The movie Mean Girls is now 10 years old. Back then, its star Lindsay Lohan had yet to possess a criminal and surgical record, and this line became famous…
Where you sit in the cafeteria is crucial, because you got everybody there. You got your freshmen, ROTC guys, preps, JV jocks, Asian nerds, cool Asians, varsity jocks, unfriendly black hotties, girls who eat their feelings, girls who don’t eat anything, desperate wannabes, burnouts, sexually active band geeks, the greatest people you will ever meet, and the worst: Beware of the plastics.
In college, life is simpler. And more expensive. Yesterday, an international consulting firm called The Parthenon Group released its “deeper dive into the motivations and mindsets of distinct groups of student archetypes.” While that doesn’t sound as amusing as a Hollywood script, there’s much to be gleaned from The Parthenon’s six categories — based on a survey of 3,200 people in college or considering it. Here are the lessons for members of each category, from biggest percentage to least…
1. “Aspiring Academics”
Representing almost a quarter of the campus, these are “the traditional students most colleges have sought in the past,” Parthenon says. Why? “They tend to come from higher-income families and represent the top of their high school class. They are interested in a school’s research facilities, as well as research assistant positions and internship opportunities.”
How to save: Obviously, if you fall in this group, you’re likely to win scholarships and land coveted paid internships. Apply early and often.
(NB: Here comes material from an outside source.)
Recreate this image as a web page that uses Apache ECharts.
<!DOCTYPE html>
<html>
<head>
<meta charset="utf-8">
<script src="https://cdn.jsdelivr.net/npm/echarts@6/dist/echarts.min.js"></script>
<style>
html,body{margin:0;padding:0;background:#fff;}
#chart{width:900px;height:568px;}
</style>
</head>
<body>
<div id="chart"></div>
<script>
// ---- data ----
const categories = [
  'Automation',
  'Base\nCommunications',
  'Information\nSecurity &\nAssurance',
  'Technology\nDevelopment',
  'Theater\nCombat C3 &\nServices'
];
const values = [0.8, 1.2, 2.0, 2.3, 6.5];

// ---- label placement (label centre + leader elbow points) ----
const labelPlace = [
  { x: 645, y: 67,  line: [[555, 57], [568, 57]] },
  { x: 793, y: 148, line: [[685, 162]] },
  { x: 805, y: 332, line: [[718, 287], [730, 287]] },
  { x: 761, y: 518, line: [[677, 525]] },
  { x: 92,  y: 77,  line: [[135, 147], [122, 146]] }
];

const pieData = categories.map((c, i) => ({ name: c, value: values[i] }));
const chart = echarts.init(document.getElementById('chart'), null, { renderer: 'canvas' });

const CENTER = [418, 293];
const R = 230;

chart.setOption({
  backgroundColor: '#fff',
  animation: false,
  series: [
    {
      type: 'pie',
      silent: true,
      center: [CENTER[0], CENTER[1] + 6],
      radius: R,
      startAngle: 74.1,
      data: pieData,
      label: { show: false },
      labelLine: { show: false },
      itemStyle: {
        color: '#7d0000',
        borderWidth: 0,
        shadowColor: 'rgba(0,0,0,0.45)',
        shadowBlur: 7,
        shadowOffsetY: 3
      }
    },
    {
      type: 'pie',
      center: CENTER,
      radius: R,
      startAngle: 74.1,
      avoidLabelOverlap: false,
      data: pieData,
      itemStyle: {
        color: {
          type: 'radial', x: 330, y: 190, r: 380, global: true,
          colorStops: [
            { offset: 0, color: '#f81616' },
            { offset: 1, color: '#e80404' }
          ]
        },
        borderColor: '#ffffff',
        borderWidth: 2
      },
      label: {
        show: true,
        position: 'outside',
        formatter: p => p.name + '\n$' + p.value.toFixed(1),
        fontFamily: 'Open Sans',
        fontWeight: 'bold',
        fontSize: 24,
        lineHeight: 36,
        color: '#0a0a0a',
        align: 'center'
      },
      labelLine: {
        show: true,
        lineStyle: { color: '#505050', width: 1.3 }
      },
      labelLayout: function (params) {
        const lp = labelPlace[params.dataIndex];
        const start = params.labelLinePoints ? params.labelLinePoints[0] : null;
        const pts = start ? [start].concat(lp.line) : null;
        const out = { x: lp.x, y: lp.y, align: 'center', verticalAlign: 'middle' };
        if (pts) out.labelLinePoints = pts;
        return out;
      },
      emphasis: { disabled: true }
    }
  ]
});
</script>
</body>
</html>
Start with meta-search engines like FinAid and the College Board.
2. “Career Accelerators”
In second place at 21 percent are the least traditional: what some experts call SOTAs (Students Over Traditional Age). “These students, mostly adults, are returning to school to advance their position within their current industry,” Parthenon says. “They tend to be very cost conscious and often look for part-time programs.”
How to save: Depending on the career they’re trying to jump-start, they should consider trade schools, online programs, or even certification programs with their particular trade organization. For instance, PR pros can get accredited through the Public Relations Society of America, while HR pros can do the same through the Society for Human Resources Management.
3. “Career Starters”
At 18 percent of the campus, these are laser-focused students who “see college as a necessary stepping stone for future success,” Parthenon says. “They tend to avoid schools focused on liberal arts degrees, and prioritize job placement rates and campus career services when picking schools.”
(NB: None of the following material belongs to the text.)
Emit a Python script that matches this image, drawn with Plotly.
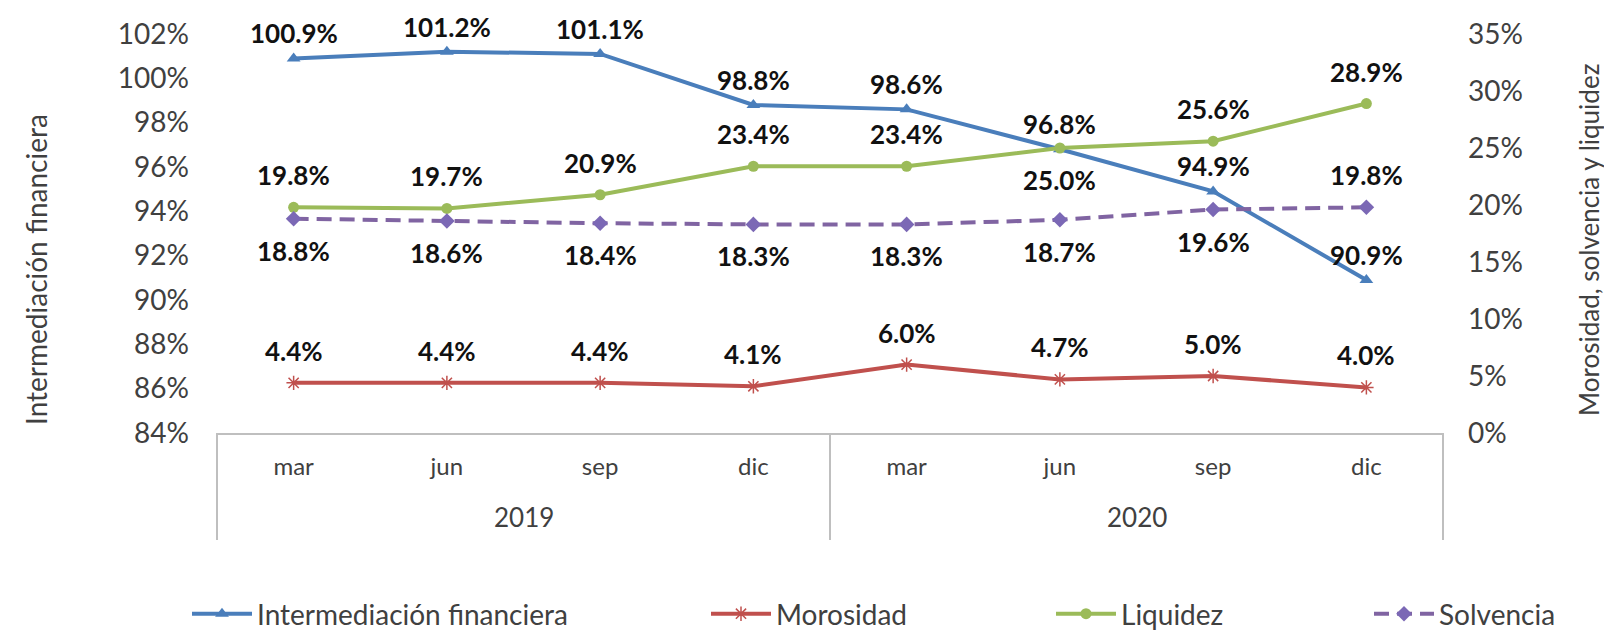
import plotly.graph_objects as go

# ---- data ----
months = ["mar", "jun", "sep", "dic", "mar", "jun", "sep", "dic"]
years = ["2019", "2020"]
intermediacion = [100.9, 101.2, 101.1, 98.8, 98.6, 96.8, 94.9, 90.9]
morosidad = [4.4, 4.4, 4.4, 4.1, 6.0, 4.7, 5.0, 4.0]
liquidez = [19.8, 19.7, 20.9, 23.4, 23.4, 25.0, 25.6, 28.9]
solvencia = [18.8, 18.6, 18.4, 18.3, 18.3, 18.7, 19.6, 19.8]

left_ticks = list(range(84, 103, 2))
right_ticks = list(range(0, 36, 5))

# label placement (+1 above, -1 below)
pos_inter = [1, 1, 1, 1, 1, 1, 1, 1]
pos_moro = [1, 1, 1, 1, 1, 1, 1, 1]
pos_liq = [1, 1, 1, 1, 1, -1, 1, 1]
pos_solv = [-1, -1, -1, -1, -1, -1, -1, 1]

W, H = 1612, 632
L, R, T, B = 209, 1435, 26, 425

def px(xp):
    return (xp - L) / (R - L)

def py(yp):
    return (B - yp) / (B - T)

xi = list(range(len(months)))

FONT = "Lato"
TICK_COLOR = "#404040"

fig = go.Figure()

fig.add_trace(go.Scatter(
    x=xi, y=intermediacion, yaxis="y", mode="lines+markers",
    name="Intermediación financiera",
    line=dict(color="#4A7EBB", width=4),
    marker=dict(symbol="triangle-up", size=12, color="#4A7EBB"),
    legend="legend",
))
fig.add_trace(go.Scatter(
    x=xi, y=morosidad, yaxis="y2", mode="lines+markers",
    name="Morosidad",
    line=dict(color="#C0504D", width=4),
    marker=dict(symbol="asterisk-open", size=12, color="#C0504D",
                line=dict(color="#E06666", width=1.5)),
    legend="legend2",
))
fig.add_trace(go.Scatter(
    x=xi, y=liquidez, yaxis="y2", mode="lines+markers",
    name="Liquidez",
    line=dict(color="#9BBB59", width=4),
    marker=dict(symbol="circle", size=11, color="#9BBB59"),
    legend="legend3",
))
fig.add_trace(go.Scatter(
    x=xi, y=solvencia, yaxis="y2", mode="lines+markers",
    name="Solvencia",
    line=dict(color="#8064A2", width=4, dash="15px,8px"),
    marker=dict(symbol="diamond", size=12, color="#7B68B5"),
    legend="legend4",
))

annotations = []

def add_labels(vals, positions, yref, shift=32):
    for i, (v, p) in enumerate(zip(vals, positions)):
        annotations.append(dict(
            x=xi[i], y=v, xref="x", yref=yref,
            text=f"{v:.1f}%", showarrow=False,
            xanchor="center", yanchor="middle",
            yshift=shift * p,
            font=dict(family=FONT, size=26, color="#111111", weight="bold"),
        ))

add_labels(intermediacion, pos_inter, "y", shift=25)
add_labels(morosidad, pos_moro, "y2")
add_labels(liquidez, pos_liq, "y2")
add_labels(solvencia, pos_solv, "y2")

# year group labels
n_per_year = len(months) // len(years)
for k, yr in enumerate(years):
    annotations.append(dict(
        x=k * n_per_year + (n_per_year - 1) / 2, y=py(509),
        xref="x", yref="paper", text=yr, showarrow=False,
        xanchor="center", yanchor="middle",
        font=dict(family=FONT, size=26, color=TICK_COLOR),
    ))

# axis titles
annotations.append(dict(
    x=px(28), y=py(262), xref="paper", yref="paper",
    text="Intermediación financiera", textangle=-90, showarrow=False,
    xanchor="center", yanchor="middle",
    font=dict(family=FONT, size=28, color=TICK_COLOR),
))
annotations.append(dict(
    x=px(1581), y=py(232), xref="paper", yref="paper",
    text="Morosidad, solvencia y liquidez", textangle=-90, showarrow=False,
    xanchor="center", yanchor="middle",
    font=dict(family=FONT, size=26, color=TICK_COLOR),
))

# category box dividers
shapes = []
for xp in [0, 0.5, 1]:
    shapes.append(dict(type="line", xref="paper", yref="paper",
                       x0=xp, x1=xp, y0=0, y1=py(532),
                       line=dict(color="#BFBFBF", width=2)))

leg_common = dict(orientation="h", yanchor="bottom", xanchor="left",
                  y=py(631), bgcolor="rgba(0,0,0,0)", itemwidth=60,
                  font=dict(family=FONT, size=28, color=TICK_COLOR))

fig.update_layout(
    width=W, height=H,
    margin=dict(l=L, r=W - R, t=T, b=H - B, autoexpand=False),
    plot_bgcolor="white", paper_bgcolor="white",
    showlegend=True,
    xaxis=dict(
        range=[-0.5, len(months) - 0.5],
        tickmode="array", tickvals=xi, ticktext=months,
        showgrid=False, zeroline=False,
        showline=True, linecolor="#BFBFBF", linewidth=2,
        ticks="", ticklabelstandoff=11,
        tickfont=dict(family=FONT, size=24, color=TICK_COLOR),
    ),
    yaxis=dict(
        range=[84, 102], tickmode="array", tickvals=left_ticks,
        ticktext=[f"{v}%" for v in left_ticks],
        showgrid=False, zeroline=False, showline=False, ticks="",
        ticklabelstandoff=27,
        tickfont=dict(family=FONT, size=28, color=TICK_COLOR),
    ),
    yaxis2=dict(
        range=[0, 35], tickmode="array", tickvals=right_ticks,
        ticktext=[f"{v}%" for v in right_ticks],
        overlaying="y", side="right",
        showgrid=False, zeroline=False, showline=False, ticks="",
        ticklabelstandoff=24,
        tickfont=dict(family=FONT, size=28, color=TICK_COLOR),
    ),
    legend=dict(x=px(179), **leg_common),
    legend2=dict(x=px(698), **leg_common),
    legend3=dict(x=px(1043), **leg_common),
    legend4=dict(x=px(1361), **leg_common),
    annotations=annotations,
    shapes=shapes,
)

fig.write_html("out.html")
How to save: The most expensive schools have the best name recognition — and highest tuition — but not always the best programs for your particular need. For example, Stanford is a famous brand, and an accounting degree from there will cost nearly $60,000 a year. But the equally famous college rankings from U.S. News puts University of Texas-Austin at the top of its bean-counting charts. Cost per year? In state $33,000 and out of state $49,000.
4. “Industry Switchers”
Also 18 percent, these are more old people — “typically adult students who are looking to start a career in an entirely new field,” Parthenon says. “Flexible schedules and job placement programs are of paramount importance to this group.”
How to save: Older students shouldn’t pay for services they don’t want: a big Student Union, a huge football stadium, lots of “free” campus concerts that are paid for with your student fees. So take a hard look at un-hyped “commuter schools” that are cheaper because they spend very little on campus events. Most commuter schools are located in urban areas, which have plenty of nightlife and social life on their own. While young students complain they aren’t getting the “college experience” at commuter schools, you can smile while getting a college education at a good price.
5. “Coming of Age”
Thankfully, this group represents only 11 percent of campus. Why the judgment? Because, Parthenon says, “They believe attending college will give them direction. These students will often explore different subjects for the first two years before declaring a major.”
How to save: Two words. Community college. There’s probably one close to home, it’s much cheaper than a four-year school, and it’s actually easier to transfer into many public four-year schools than it is to get in as a freshman (because states are encouraging their residents to go to community colleges and take the burden off of over-populated four-year schools).
6. “Academic Wanderers”
The smallest group at 8 percent, these students “are unsure exactly what they want out of college, but believe that obtaining a degree will open doors for them,” Parthenon says. Not surprisingly, they’re most at risk dropping out.
How to save: Take a year off. There’s even a term for this: gap year. You can work and save money to go back to school when you have a clear goal, or you can even participate in gap year programs and even win gap year scholarships.
What type of college student are you?